Chapter 7 case dismissed for cause, pre-petition bad faith
In In re Piazza, 719, F.3d 1253, 2013 U.S. App. LEXIS 13072 (11th Cir. 2013) (click here for opinion), the Debtor’s Chapter 7 case was dismissed for “cause” pursuant to 11 U.S.C.  §707(a), based upon Debtor’s pre-petition bad faith.  The Bankruptcy Court found that the filing was for the purpose of avoiding a single large judgment, the judgment was a significant part of his overall debt, he transferred significant amounts of money to relatives in the two year period before filing, he failed to make lifestyle adjustments to pay his debts, and he had sufficient resources to pay his debts.  Notably, the state court judgment did not involve claims of fraud or similar misconduct, but was based on a business guarantee.   The District Court affirmed the dismissal, and the Debtor appealed.

In re: Kulakowski - 11th Circuit - No. 12-15294 - case dismissed for cause, totality of circumstances, income of non-filing spouse.

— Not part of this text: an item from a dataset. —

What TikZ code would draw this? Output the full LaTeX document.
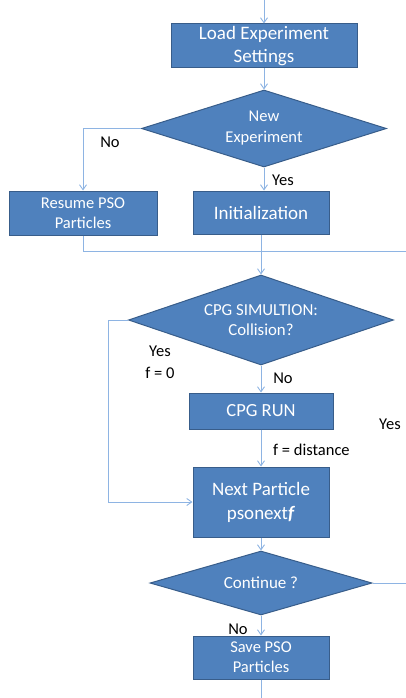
\documentclass[tikz,border=0pt]{standalone}
\usepackage{fontspec}
\setmainfont{Carlito}
\usetikzlibrary{shapes.geometric,arrows.meta}
\definecolor{boxfill}{HTML}{4F81BD}
\definecolor{boxline}{HTML}{385D8A}
\definecolor{conn}{HTML}{8EB4E3}
\tikzset{
  procbox/.style={rectangle, draw=boxline, fill=boxfill, line width=1pt, text=white, align=center, inner sep=0pt},
  decbox/.style={diamond, draw=boxline, fill=boxfill, line width=1pt, text=white, align=center, inner sep=0pt},
  link/.style={draw=conn, line width=0.9pt},
  arr/.style={link, -{Straight Barb[length=5pt,width=7pt]}},
  lbl/.style={text=black, font=\fontsize{16.5}{19}\selectfont, inner sep=0pt}
}
\begin{document}
\begin{tikzpicture}[x=1pt,y=-1pt]
\useasboundingbox (0,0) rectangle (406,698);
\node[procbox, minimum width=186pt, minimum height=44pt, font=\fontsize{19}{23}\selectfont] (load) at (264,46) {Load Experiment\\Settings};
\node[decbox, aspect=3.18, minimum width=245pt, minimum height=77pt, font=\fontsize{16.5}{21}\selectfont] (newexp) at (264,128.5) {New\\Experiment};
\node[procbox, minimum width=148pt, minimum height=44pt, font=\fontsize{16.5}{20}\selectfont] (resume) at (83,213) {Resume PSO\\Particles};
\node[procbox, minimum width=136pt, minimum height=43pt, font=\fontsize{19}{22}\selectfont] (init) at (261,212.5) {Initialization};
\node[decbox, aspect=2.94, minimum width=265pt, minimum height=90pt, font=\fontsize{16.8}{20}\selectfont] (cpg) at (261,320) {CPG SIMULTION:\\Collision?};
\node[procbox, minimum width=144pt, minimum height=36pt, font=\fontsize{18.5}{21}\selectfont] (run) at (261,411) {CPG RUN};
\node[procbox, minimum width=136pt, minimum height=70pt, font=\fontsize{19}{24}\selectfont] (next) at (261,502) {Next Particle\\psonext\textbf{\textit{f}}};
\node[decbox, aspect=3.47, minimum width=222pt, minimum height=64pt, font=\fontsize{17}{20}\selectfont] (cont) at (261,583) {Continue ?};
\node[procbox, minimum width=136pt, minimum height=43pt, font=\fontsize{16.5}{20}\selectfont] (save) at (261,657.5) {Save PSO\\Particles};

\coordinate (topin) at (264,0);
\coordinate (merge) at (406,251);
\coordinate (leftturn) at (108,320);
\coordinate (contout) at (406,583);
\coordinate (bottomout) at (261,698);

\draw[arr] (topin) -- (load.north);
\draw[arr] (load.south) -- (newexp.north);
\draw[arr] (newexp.west) -| (resume.north);
\draw[arr] (newexp.south) -- (newexp.south |- init.north);
\draw[link] (resume.south) |- (merge);
\draw[arr] (init.south) -- (cpg.north);
\draw[arr] (cpg.west) -- (leftturn) |- (next.west);
\draw[arr] (cpg.south) -- (run.north);
\draw[arr] (run.south) -- (next.north);
\draw[arr] (next.south) -- (cont.north);
\draw[link] (cont.east) -- (contout);
\draw[arr] (cont.south) -- (save.north);
\draw[link] (save.south) -- (bottomout);

\node[lbl] (lno1) at (110,142) {No};
\node[lbl] (lyes1) at (283,180) {Yes};
\node[lbl] (lyes2) at (160,351) {Yes};
\node[lbl] (lf0) at (160,373) {f = 0};
\node[lbl] (lno2) at (283,378) {No};
\node[lbl, anchor=west] (lfd) at (273,450) {f = distance};
\node[lbl] (lyes3) at (390,424) {Yes};
\node[lbl] (lno3) at (238,629) {No};
\end{tikzpicture}
\end{document}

Chapter 13 eligibility amounts
In re: Claro-Lopez
506 unsecured portion includes in calculation of eligibility amount

Chapter 13 plan, student loans paid direct
In re: Abaunza,  10-37575
Chapter 13 debtor, plan pays student loans outstand plan with income over projected disposable income allowed

Early payoff of plan
In re: Rhymaun, Case 10-20092-LMI - above median income debtor, may not payoff early with proceeds of exempt homestead

Issues with resulting trust in vehicle, not allowed under facts
In re: Distefano, 10-19596

506, Chapter 7, avoidance of wholly unsecured second mortgage
In McNeal v. GMAC Mortgage, LLC, et al, No. 11-11352 (11th Cir. May 11, 2012) (click here for .pdf) the issue before the Court was whether a debtor in a Chapter 7 case can strip a second priority, unsecured lien from her residence.  At least in the Eleventh Circuit, a debtor can strip the unsecured second lien, at least according to the panel.  It remains to be seen if the full Court will hear the case.  As of now, it probably be considered persuasive, and not binding, authority.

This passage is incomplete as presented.